◆ **GIVEN INSTRUCTION**
Look through the listing below and work out how many of its lines hold the word "matches". Give only the number.

────────────────────────────────────────

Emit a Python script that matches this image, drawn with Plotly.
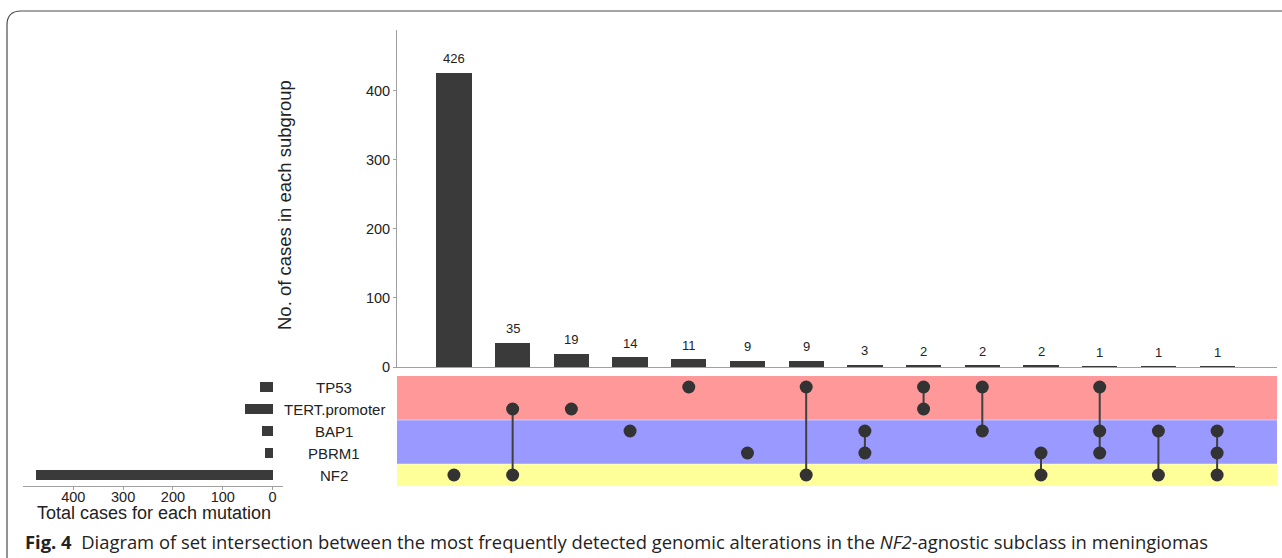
import plotly.graph_objects as go

# ---------------- data ----------------
sets = ["TP53", "TERT.promoter", "BAP1", "PBRM1", "NF2"]
set_sizes = [25, 56, 22, 16, 474]
set_band_colors = ["#ff9999", "#ff9999", "#9999ff", "#9999ff", "#ffff99"]

intersection_counts = [426, 35, 19, 14, 11, 9, 9, 3, 2, 2, 2, 1, 1, 1]
intersection_members = [
    ["NF2"],
    ["TERT.promoter", "NF2"],
    ["TERT.promoter"],
    ["BAP1"],
    ["TP53"],
    ["PBRM1"],
    ["TP53", "NF2"],
    ["BAP1", "PBRM1"],
    ["TP53", "TERT.promoter"],
    ["TP53", "BAP1"],
    ["PBRM1", "NF2"],
    ["TP53", "BAP1", "PBRM1"],
    ["BAP1", "NF2"],
    ["BAP1", "PBRM1", "NF2"],
]
bar_ticks = [0, 100, 200, 300, 400]
size_ticks = [0, 100, 200, 300, 400]

caption = ("<b>Fig. 4</b>  Diagram of set intersection between the most frequently detected "
           "genomic alterations in the <i>NF2</i>-agnostic subclass in meningiomas")

# ---------------- layout helpers ----------------
W, H = 1282, 558
H_EFF = 550   # effective height seen in the photographed page
def px(x):
    return x / W
def py(y):
    return 1 - y / H_EFF

n_sets = len(sets)
row_of = {s: n_sets - 1 - i for i, s in enumerate(sets)}   # TP53 top, NF2 bottom
cols = list(range(len(intersection_counts)))

FONT = "Liberation Sans, Arial, sans-serif"
DARK = "#3a3a3a"
AXIS = "#a0a0a0"

fig = go.Figure()

# intersection bars
fig.add_trace(go.Bar(
    x=cols, y=intersection_counts, width=0.6,
    marker=dict(color=DARK, line=dict(width=0)),
    xaxis="x", yaxis="y", hoverinfo="x+y", showlegend=False,
))

# matrix dots + connecting lines
for c, members in zip(cols, intersection_members):
    rows = sorted(row_of[m] for m in members)
    fig.add_trace(go.Scatter(
        x=[c] * len(rows), y=rows, mode="lines+markers",
        line=dict(color="#404040", width=2),
        marker=dict(color="#333333", size=13),
        xaxis="x2", yaxis="y2", showlegend=False, hoverinfo="skip",
    ))

# set size bars
fig.add_trace(go.Bar(
    x=set_sizes, y=[row_of[s] for s in sets], orientation="h", width=0.42,
    marker=dict(color=DARK, line=dict(width=0)),
    xaxis="x3", yaxis="y3", showlegend=False,
))

shapes = []
# background bands for the matrix rows
for s, col in zip(sets, set_band_colors):
    r = row_of[s]
    shapes.append(dict(type="rect", xref="paper", yref="y2",
                       x0=px(397), x1=px(1277), y0=r - 0.5, y1=r + 0.5,
                       fillcolor=col, line=dict(width=0), layer="below"))
# faint separators between colour groups
for yb in [0.5, 2.5]:
    shapes.append(dict(type="line", xref="paper", yref="y2",
                       x0=px(397), x1=px(1277), y0=yb, y1=yb,
                       line=dict(color="rgba(255,255,255,0.45)", width=1), layer="below"))
# figure frame
frame = (f"M {px(7)},{py(575)} L {px(7)},{py(25)} "
         f"Q {px(7)},{py(11)} {px(21)},{py(11)} L {px(1284)},{py(11)}")
shapes.append(dict(type="path", xref="paper", yref="paper", path=frame,
                   line=dict(color="#4d4d4d", width=1.2)))

annotations = []
# bar count labels
for c, v in zip(cols, intersection_counts):
    annotations.append(dict(x=c, y=v, xref="x", yref="y", text=str(v), showarrow=False,
                            xanchor="center", yanchor="middle", yshift=14,
                            font=dict(family=FONT, size=13, color="#222")))
# set names
for s in sets:
    annotations.append(dict(x=px(334), y=row_of[s], xref="paper", yref="y2", text=s,
                            showarrow=False, xanchor="center", yanchor="middle",
                            font=dict(family=FONT, size=15, color="#222")))
# axis titles
annotations.append(dict(x=px(284), y=py(205), xref="paper", yref="paper",
                        text="No. of cases in each subgroup", textangle=-90, showarrow=False,
                        xanchor="center", yanchor="middle",
                        font=dict(family=FONT, size=18.5, color="#222")))
annotations.append(dict(x=px(154), y=py(513), xref="paper", yref="paper",
                        text="Total cases for each mutation", showarrow=False,
                        xanchor="center", yanchor="middle",
                        font=dict(family=FONT, size=18, color="#222")))
# caption
annotations.append(dict(x=px(23), y=py(541), xref="paper", yref="paper", text=caption,
                        showarrow=False, xanchor="left", yanchor="middle",
                        font=dict(family="Open Sans, Noto Sans, sans-serif", size=18.4, color="#222")))

xr = [-0.97, 14.02]
row_range = [-0.5, n_sets - 0.5]

fig.update_layout(
    width=W, height=H, margin=dict(l=0, r=0, t=0, b=0),
    paper_bgcolor="white", plot_bgcolor="white",
    font=dict(family=FONT, color="#222"),
    bargap=0,
    xaxis=dict(domain=[px(397), px(1277)], range=xr, anchor="y",
               showticklabels=False, ticks="", showgrid=False, zeroline=False,
               showline=True, linecolor=AXIS, linewidth=1),
    yaxis=dict(domain=[py(367), py(30)], range=[0, 488], anchor="x",
               tickvals=bar_ticks, ticks="outside", ticklen=3, tickcolor=AXIS,
               tickfont=dict(family=FONT, size=14.5, color="#222"),
               showgrid=False, zeroline=False, showline=True, linecolor=AXIS, linewidth=1),
    xaxis2=dict(domain=[px(397), px(1277)], range=xr, anchor="y2", matches="x",
                visible=False),
    yaxis2=dict(domain=[py(486), py(376)], range=row_range, anchor="x2", visible=False),
    xaxis3=dict(domain=[px(23), px(283)], range=[501, -21], anchor="y3",
                tickvals=size_ticks, ticks="outside", ticklen=3, tickcolor=AXIS,
                ticklabelstandoff=-5,
                tickfont=dict(family=FONT, size=14.5, color="#222"),
                showgrid=False, zeroline=False, showline=True, linecolor=AXIS, linewidth=1),
    yaxis3=dict(domain=[py(486), py(376)], range=row_range, anchor="x3", visible=False),
    shapes=shapes, annotations=annotations,
)

fig.write_html("out.html", config={"displayModeBar": False},
               post_script="document.body.style.margin='0px';document.body.style.overflow='hidden';")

────────────────────────────────────────

◆ **RESPONSE BELOW**
2